Elizabeth Brown combines a composing career with an extremely diverse performing life, playing flute, shakuhachi, and theremin in a wide variety of musical circles. Her compositions, shaped by this unique group of instruments and experiences, have been called luminous, dreamlike and hallucinatory.

After hearing the instrument on a concert tour of Japan, Brown began studying shakuhachi in 1984 with Ralph Samuelson, and its music has been a major influence on her musical language. She is celebrated both here and in Japan for her compositions combining eastern and western sensibilities. As Grand Prize Winner in the Makino Yutaka Composition Competition for Japanese traditional instrument orchestra in 2011, 'Shinshoufuukei' was performed by Pro Musica Nipponia in Tokyo's Kioi Hall. 'Mirage' was a prizewinner in the SGCM Shakuhachi Composition Competition 2010, with a performance in Tokyo Opera City Concert Hall, Takemitsu Memorial. Music from Japan presented the Japanese premiere of 'Rubicon' in Fukushima prefecture, performed by members of Tokyo's Reigakusha gagaku orchestra. Music from Japan also commissioned 'fragments for the moon', for concerts featuring Brown with nohkan/shinobue artist Kohei Nishikawa in 2011 in New York City and at the Smithsonian in Washington, D.C. Brown has been Artist-in-Residence in the Grand Canyon, working on a series of solo shakuhachi pieces inspired by particular places in nature. She has given solo moonlight shakuhachi performances in the sculpture quarry of the Lacoste School for the Arts in Provence, and as Artist-in-Residence in both Acadia National Park and Isle Royale National Park. Since she premiered 'Mirage', for shakuhachi and string quartet, with the Grainger Quartet at the World Shakuhachi Festival 2008 in Sydney, Australia, it has also been performed in Tokyo, Prague, and New York City. In 2008/2009, Brown lived in Japan on a Cultural Exchange Fellowship supported by the US/Japan Friendship Commission.

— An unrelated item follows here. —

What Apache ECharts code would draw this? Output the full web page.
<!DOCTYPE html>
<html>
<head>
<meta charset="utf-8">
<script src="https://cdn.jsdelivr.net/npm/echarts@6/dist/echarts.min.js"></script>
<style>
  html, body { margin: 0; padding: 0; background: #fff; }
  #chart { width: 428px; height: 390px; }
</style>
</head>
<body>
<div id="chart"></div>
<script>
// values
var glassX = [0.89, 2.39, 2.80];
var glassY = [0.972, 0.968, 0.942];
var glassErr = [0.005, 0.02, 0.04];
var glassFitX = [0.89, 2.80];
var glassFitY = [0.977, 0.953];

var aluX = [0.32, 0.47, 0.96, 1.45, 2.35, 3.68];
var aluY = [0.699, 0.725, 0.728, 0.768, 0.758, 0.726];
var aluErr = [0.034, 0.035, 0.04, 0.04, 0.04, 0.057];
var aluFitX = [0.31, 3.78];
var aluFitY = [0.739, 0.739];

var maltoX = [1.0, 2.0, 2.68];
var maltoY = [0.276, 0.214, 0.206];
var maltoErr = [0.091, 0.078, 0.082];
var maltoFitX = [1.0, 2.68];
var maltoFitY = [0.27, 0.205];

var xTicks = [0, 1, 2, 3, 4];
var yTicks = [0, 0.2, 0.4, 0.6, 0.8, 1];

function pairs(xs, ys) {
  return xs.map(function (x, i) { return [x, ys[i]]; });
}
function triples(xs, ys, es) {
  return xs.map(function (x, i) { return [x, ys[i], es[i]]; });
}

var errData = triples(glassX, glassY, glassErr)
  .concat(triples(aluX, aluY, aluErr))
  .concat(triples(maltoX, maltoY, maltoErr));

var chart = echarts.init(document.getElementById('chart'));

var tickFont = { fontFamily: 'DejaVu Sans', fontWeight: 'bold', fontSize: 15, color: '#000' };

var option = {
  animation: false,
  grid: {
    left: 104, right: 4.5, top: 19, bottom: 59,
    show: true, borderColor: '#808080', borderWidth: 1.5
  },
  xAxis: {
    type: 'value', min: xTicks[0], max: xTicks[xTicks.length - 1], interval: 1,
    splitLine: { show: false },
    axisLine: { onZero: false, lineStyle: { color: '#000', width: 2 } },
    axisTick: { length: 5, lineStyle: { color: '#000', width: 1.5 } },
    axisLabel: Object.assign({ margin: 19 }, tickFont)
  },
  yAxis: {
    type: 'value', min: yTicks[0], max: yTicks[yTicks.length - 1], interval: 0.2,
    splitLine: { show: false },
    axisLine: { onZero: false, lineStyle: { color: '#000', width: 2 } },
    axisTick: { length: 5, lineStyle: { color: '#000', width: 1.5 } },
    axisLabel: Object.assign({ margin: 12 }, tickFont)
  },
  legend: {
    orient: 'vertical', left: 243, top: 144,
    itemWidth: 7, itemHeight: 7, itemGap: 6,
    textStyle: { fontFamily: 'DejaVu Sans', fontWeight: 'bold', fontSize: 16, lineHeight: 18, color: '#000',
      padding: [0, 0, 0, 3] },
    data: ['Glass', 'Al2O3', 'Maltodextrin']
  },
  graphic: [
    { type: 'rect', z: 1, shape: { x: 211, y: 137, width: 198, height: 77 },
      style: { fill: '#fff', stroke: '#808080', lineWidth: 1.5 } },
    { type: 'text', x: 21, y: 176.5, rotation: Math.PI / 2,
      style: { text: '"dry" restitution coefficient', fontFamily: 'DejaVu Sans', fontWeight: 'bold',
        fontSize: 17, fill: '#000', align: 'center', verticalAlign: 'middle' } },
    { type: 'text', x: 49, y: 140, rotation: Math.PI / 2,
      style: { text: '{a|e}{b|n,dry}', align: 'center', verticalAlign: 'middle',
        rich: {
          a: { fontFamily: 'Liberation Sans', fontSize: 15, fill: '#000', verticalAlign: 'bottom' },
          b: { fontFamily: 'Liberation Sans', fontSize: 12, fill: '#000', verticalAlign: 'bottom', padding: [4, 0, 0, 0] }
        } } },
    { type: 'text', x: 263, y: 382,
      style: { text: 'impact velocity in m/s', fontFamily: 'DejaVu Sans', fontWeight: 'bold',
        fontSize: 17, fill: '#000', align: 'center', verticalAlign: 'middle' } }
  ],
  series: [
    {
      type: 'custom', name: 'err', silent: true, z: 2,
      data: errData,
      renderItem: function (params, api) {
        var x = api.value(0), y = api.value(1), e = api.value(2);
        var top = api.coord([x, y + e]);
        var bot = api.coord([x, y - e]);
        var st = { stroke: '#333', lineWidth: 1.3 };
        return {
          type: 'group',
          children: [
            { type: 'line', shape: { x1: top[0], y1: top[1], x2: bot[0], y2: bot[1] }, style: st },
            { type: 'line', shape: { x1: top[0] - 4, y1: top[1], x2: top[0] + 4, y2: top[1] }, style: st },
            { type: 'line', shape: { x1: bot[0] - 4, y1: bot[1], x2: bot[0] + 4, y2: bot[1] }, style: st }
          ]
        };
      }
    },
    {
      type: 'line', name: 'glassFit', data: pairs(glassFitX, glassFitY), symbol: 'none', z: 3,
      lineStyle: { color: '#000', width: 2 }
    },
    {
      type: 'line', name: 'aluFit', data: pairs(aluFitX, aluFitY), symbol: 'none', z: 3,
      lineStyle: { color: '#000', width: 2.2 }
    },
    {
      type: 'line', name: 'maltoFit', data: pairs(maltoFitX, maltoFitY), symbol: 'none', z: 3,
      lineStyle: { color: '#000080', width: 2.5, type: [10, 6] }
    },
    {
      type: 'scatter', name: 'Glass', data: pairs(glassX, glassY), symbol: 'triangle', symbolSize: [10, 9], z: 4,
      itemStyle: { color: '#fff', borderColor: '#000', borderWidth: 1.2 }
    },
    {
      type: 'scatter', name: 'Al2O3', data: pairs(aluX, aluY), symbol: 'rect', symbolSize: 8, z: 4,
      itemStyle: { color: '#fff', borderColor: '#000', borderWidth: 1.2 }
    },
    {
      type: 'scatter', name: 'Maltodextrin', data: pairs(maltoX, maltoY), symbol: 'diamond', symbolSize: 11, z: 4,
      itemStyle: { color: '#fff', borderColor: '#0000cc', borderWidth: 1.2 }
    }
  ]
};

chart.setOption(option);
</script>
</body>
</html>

Other pieces for Japanese traditional instruments include 'Afterimage', for shakuhachi and shamisen, premiered in fall 2011 at Roulette Brooklyn, 'Slowly Toward the North', for bass koto and shou, premiered in Tokyo in 2012, and a number of ichigenkin pieces for Minegishi Issui. Brown performs both traditional and contemporary shakuhachi repertoire, often combining them in solo programs, such as her 2011 concert at the Isamu Noguchi Garden Museum in New York. She is Composer-in-Residence at the John J. Cali School of Music at Montclair State University, where she also teaches shakuhachi. A Juilliard graduate and Guggenheim Fellowship recipient, Brown has also received grants, awards, and commissions from Orpheus, St. Luke’s Chamber Ensemble, Newband, the Asian Cultural Council, the Cary Trust, NYFA, and Meet the Composer. Besides the U.S. and Japan, Brown’s music has been performed in Russia, Colombia, Australia, Vietnam, and across Europe. She has two solo CDs: 'Elizabeth Brown: Mirage' (New World) and 'Blue Minor: Chamber Music by Elizabeth Brown' (Albany), and her music is also available on CRI, Innova, and Music and Arts.